The trout at most supermarkets is sold gutted but with the head intact and some also offer them headless and opened out butterfly style, and ready to flour and pop into a frying pan with a little butter.

As I always say when writing about fish, all specimens are best when cooked in the simplest of ways. Good fish doesn’t need elaborate recipes and complicated sauces. A good way of doing trout is to take the butterflied fish, coat it with flour and then gently sauté it in a mixture of butter and olive oil, or only butter. Most of us are inclined to overcook fish, so for perfect results you must cook these butterflied trout for a short time.

Do them flesh side down for one minute over a moderate heat. Increase the heat to high, turn the fish and sauté for another 90 seconds. The extra time and the higher heat will make the skin slightly crisp…which is exactly what you want. Especially if, like myself, you enjoy eating it and getting an extra shot of omega-3.

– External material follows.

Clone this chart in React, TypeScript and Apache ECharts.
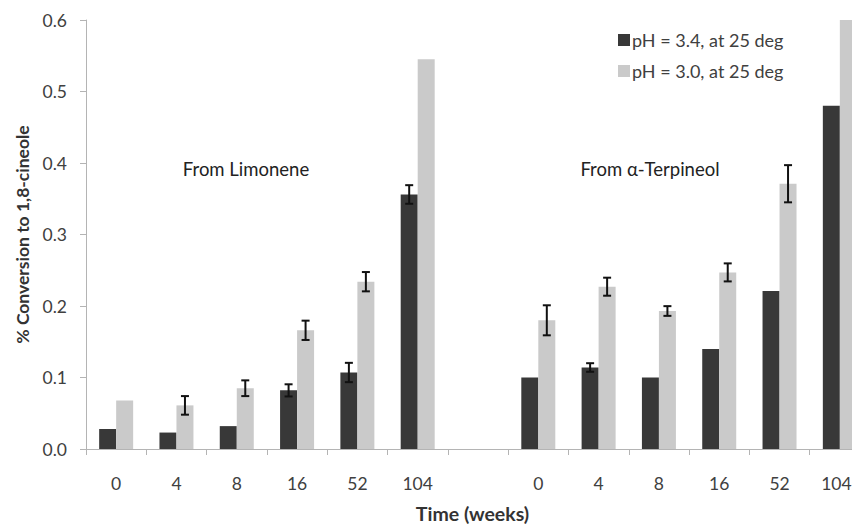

An even better way of getting really juicy results is to take a gutted and headless trout, but with the spinal bone intact, coat it in flour and sauté it over a high heat for no more than 90 seconds on each side. Transfer the trout to a very hot serving plate and open it out by extracting the spinal bone. The flesh will be moist and flavourful. If it were too underdone, smear the surface with butter and put it under the grill to finish it off.
Bacon and ham are a delicious match for trout, which often seems strange to those who never associate fish and meat on the same plate. Although I am very much in favour of always doing fish as simply as possible, the use of bacon or ham with trout is delicious and it works beautifully every time.

Dishes in which bacon or ham is cooked with trout can be found in cuisines a different as those of Wales and Spain. The Welsh have a dish called brithyll a chig moch — trout wrapped in back bacon and baked in then oven.

Buy plump trout, gutted but with the head intact. Season the cavity to taste but without adding any salt as the bacon should contribute more than enough. If using streaky bacon, trim off any rind.


You will need three slices of back bacon (always available at Mercadona) to wrap round the bacon from just below the head to above the tail. Keep the loose ends of the bacon on the underside so they will stay in position as the bacon shrinks on cooking.Place the trout in a suitable ovenproof dish and bake at 200C for 13-20 minutes, depending on the thickness of the fish. Ideally, the edges of the bacon should become slightly crisp — but don’t overcook just to achieve this effect.

You can also crisp it up with a kitchen blow lamp if you have one. And if you don’t have one but cook frequently, I recommend you invest in one. They are most useful and they sell for as little as €15.

Navarra is the place for fresh trout dishes and one of it most famous recipes is ‘trucha a la navarra’, which the trout are cooked with Iberian cured ham.


For this dish you will need some tocino, chunks of cured pork fat on sale at all supermarket charcuterie counters. Cut the tocino into strips and dice very small. Sauté gently in a frying pan until the tocino releases all of its fat and becomes golden and crisp. The crunchy diced tocino can be added to a salad for a nice contrast of textures and taste.

Put slice of Iberian cured ham (cut at 0.5 on the slicing machine) into the cavity of each trout and secure the opening with a couple of cocktail sticks. Coat the trout with flour and sauté in the bacon fat until they take on a deep golden colour and are cooked through — about 2-3 minutes on each side.

In a separate pan, fry four slices of Iberian cured ham for 30 seconds on each side. This time ham is cut at exactly number 1 on the slicing machine.

Transfer the trout to serving dish and put a slice of ham across the top of each one. Some Navarrans place the trout on top of the slice of ham, a style of preparation known as ‘a caballo’, or on horseback. Either way you experience the exquisite taste of trout with salty Iberian ham.